*DATASET SECTION*.
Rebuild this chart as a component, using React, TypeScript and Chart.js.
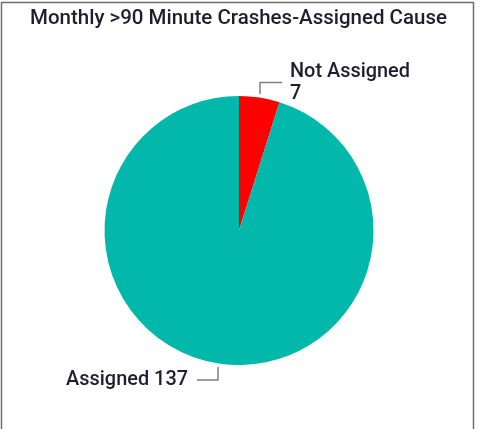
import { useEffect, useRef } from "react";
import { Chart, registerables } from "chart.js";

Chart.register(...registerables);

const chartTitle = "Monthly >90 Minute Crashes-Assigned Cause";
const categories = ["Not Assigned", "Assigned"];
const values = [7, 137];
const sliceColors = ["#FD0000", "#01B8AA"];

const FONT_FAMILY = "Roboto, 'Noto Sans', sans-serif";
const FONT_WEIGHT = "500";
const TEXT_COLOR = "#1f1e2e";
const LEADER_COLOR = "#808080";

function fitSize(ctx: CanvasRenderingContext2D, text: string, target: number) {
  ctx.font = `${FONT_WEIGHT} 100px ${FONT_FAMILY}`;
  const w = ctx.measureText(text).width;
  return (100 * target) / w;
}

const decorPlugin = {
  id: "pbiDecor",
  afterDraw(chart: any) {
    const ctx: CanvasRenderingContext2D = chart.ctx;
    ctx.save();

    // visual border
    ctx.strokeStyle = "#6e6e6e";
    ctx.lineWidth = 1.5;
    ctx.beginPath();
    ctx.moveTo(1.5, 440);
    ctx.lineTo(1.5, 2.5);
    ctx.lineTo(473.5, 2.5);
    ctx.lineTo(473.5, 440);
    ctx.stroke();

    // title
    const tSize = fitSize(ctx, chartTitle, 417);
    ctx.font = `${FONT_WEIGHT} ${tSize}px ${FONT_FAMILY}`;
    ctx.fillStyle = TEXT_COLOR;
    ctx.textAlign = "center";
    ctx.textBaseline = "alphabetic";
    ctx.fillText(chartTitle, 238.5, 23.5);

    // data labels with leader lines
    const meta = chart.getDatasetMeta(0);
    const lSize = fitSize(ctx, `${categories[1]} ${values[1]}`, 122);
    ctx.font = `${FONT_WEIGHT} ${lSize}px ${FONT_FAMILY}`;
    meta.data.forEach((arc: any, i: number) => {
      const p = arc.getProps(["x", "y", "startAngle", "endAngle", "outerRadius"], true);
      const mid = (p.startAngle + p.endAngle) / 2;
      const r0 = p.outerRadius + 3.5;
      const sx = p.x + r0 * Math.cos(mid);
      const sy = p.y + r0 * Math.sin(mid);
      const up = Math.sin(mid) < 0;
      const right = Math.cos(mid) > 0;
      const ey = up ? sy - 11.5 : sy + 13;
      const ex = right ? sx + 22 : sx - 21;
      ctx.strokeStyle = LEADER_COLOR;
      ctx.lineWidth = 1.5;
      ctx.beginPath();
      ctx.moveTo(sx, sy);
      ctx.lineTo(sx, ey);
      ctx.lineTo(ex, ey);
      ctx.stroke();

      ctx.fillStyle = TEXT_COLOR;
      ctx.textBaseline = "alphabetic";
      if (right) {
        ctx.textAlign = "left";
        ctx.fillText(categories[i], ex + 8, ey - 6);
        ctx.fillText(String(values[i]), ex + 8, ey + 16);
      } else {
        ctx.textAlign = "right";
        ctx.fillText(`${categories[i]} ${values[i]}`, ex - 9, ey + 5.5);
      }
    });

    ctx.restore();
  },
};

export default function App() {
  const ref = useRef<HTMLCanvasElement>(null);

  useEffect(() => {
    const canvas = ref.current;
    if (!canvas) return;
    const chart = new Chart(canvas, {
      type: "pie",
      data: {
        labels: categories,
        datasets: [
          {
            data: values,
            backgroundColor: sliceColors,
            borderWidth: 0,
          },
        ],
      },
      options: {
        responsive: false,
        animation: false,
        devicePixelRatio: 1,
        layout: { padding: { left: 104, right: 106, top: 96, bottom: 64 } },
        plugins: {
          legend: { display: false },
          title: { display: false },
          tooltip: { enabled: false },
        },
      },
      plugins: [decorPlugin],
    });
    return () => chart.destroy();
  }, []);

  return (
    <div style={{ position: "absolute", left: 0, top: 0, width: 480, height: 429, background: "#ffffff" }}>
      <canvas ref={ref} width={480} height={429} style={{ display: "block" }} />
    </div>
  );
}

*TASK PROMPT*.
Retype the whole listing, keeping every line identical and omitting all pictures.

*THE OUTPUT*.
Rebuild this chart as a component, using React, TypeScript and Chart.js.
import { useEffect, useRef } from "react";
import { Chart, registerables } from "chart.js";

Chart.register(...registerables);

const chartTitle = "Monthly >90 Minute Crashes-Assigned Cause";
const categories = ["Not Assigned", "Assigned"];
const values = [7, 137];
const sliceColors = ["#FD0000", "#01B8AA"];

const FONT_FAMILY = "Roboto, 'Noto Sans', sans-serif";
const FONT_WEIGHT = "500";
const TEXT_COLOR = "#1f1e2e";
const LEADER_COLOR = "#808080";

function fitSize(ctx: CanvasRenderingContext2D, text: string, target: number) {
  ctx.font = `${FONT_WEIGHT} 100px ${FONT_FAMILY}`;
  const w = ctx.measureText(text).width;
  return (100 * target) / w;
}

const decorPlugin = {
  id: "pbiDecor",
  afterDraw(chart: any) {
    const ctx: CanvasRenderingContext2D = chart.ctx;
    ctx.save();

    // visual border
    ctx.strokeStyle = "#6e6e6e";
    ctx.lineWidth = 1.5;
    ctx.beginPath();
    ctx.moveTo(1.5, 440);
    ctx.lineTo(1.5, 2.5);
    ctx.lineTo(473.5, 2.5);
    ctx.lineTo(473.5, 440);
    ctx.stroke();

    // title
    const tSize = fitSize(ctx, chartTitle, 417);
    ctx.font = `${FONT_WEIGHT} ${tSize}px ${FONT_FAMILY}`;
    ctx.fillStyle = TEXT_COLOR;
    ctx.textAlign = "center";
    ctx.textBaseline = "alphabetic";
    ctx.fillText(chartTitle, 238.5, 23.5);

    // data labels with leader lines
    const meta = chart.getDatasetMeta(0);
    const lSize = fitSize(ctx, `${categories[1]} ${values[1]}`, 122);
    ctx.font = `${FONT_WEIGHT} ${lSize}px ${FONT_FAMILY}`;
    meta.data.forEach((arc: any, i: number) => {
      const p = arc.getProps(["x", "y", "startAngle", "endAngle", "outerRadius"], true);
      const mid = (p.startAngle + p.endAngle) / 2;
      const r0 = p.outerRadius + 3.5;
      const sx = p.x + r0 * Math.cos(mid);
      const sy = p.y + r0 * Math.sin(mid);
      const up = Math.sin(mid) < 0;
      const right = Math.cos(mid) > 0;
      const ey = up ? sy - 11.5 : sy + 13;
      const ex = right ? sx + 22 : sx - 21;
      ctx.strokeStyle = LEADER_COLOR;
      ctx.lineWidth = 1.5;
      ctx.beginPath();
      ctx.moveTo(sx, sy);
      ctx.lineTo(sx, ey);
      ctx.lineTo(ex, ey);
      ctx.stroke();

      ctx.fillStyle = TEXT_COLOR;
      ctx.textBaseline = "alphabetic";
      if (right) {
        ctx.textAlign = "left";
        ctx.fillText(categories[i], ex + 8, ey - 6);
        ctx.fillText(String(values[i]), ex + 8, ey + 16);
      } else {
        ctx.textAlign = "right";
        ctx.fillText(`${categories[i]} ${values[i]}`, ex - 9, ey + 5.5);
      }
    });

    ctx.restore();
  },
};

export default function App() {
  const ref = useRef<HTMLCanvasElement>(null);

  useEffect(() => {
    const canvas = ref.current;
    if (!canvas) return;
    const chart = new Chart(canvas, {
      type: "pie",
      data: {
        labels: categories,
        datasets: [
          {
            data: values,
            backgroundColor: sliceColors,
            borderWidth: 0,
          },
        ],
      },
      options: {
        responsive: false,
        animation: false,
        devicePixelRatio: 1,
        layout: { padding: { left: 104, right: 106, top: 96, bottom: 64 } },
        plugins: {
          legend: { display: false },
          title: { display: false },
          tooltip: { enabled: false },
        },
      },
      plugins: [decorPlugin],
    });
    return () => chart.destroy();
  }, []);

  return (
    <div style={{ position: "absolute", left: 0, top: 0, width: 480, height: 429, background: "#ffffff" }}>
      <canvas ref={ref} width={480} height={429} style={{ display: "block" }} />
    </div>
  );
}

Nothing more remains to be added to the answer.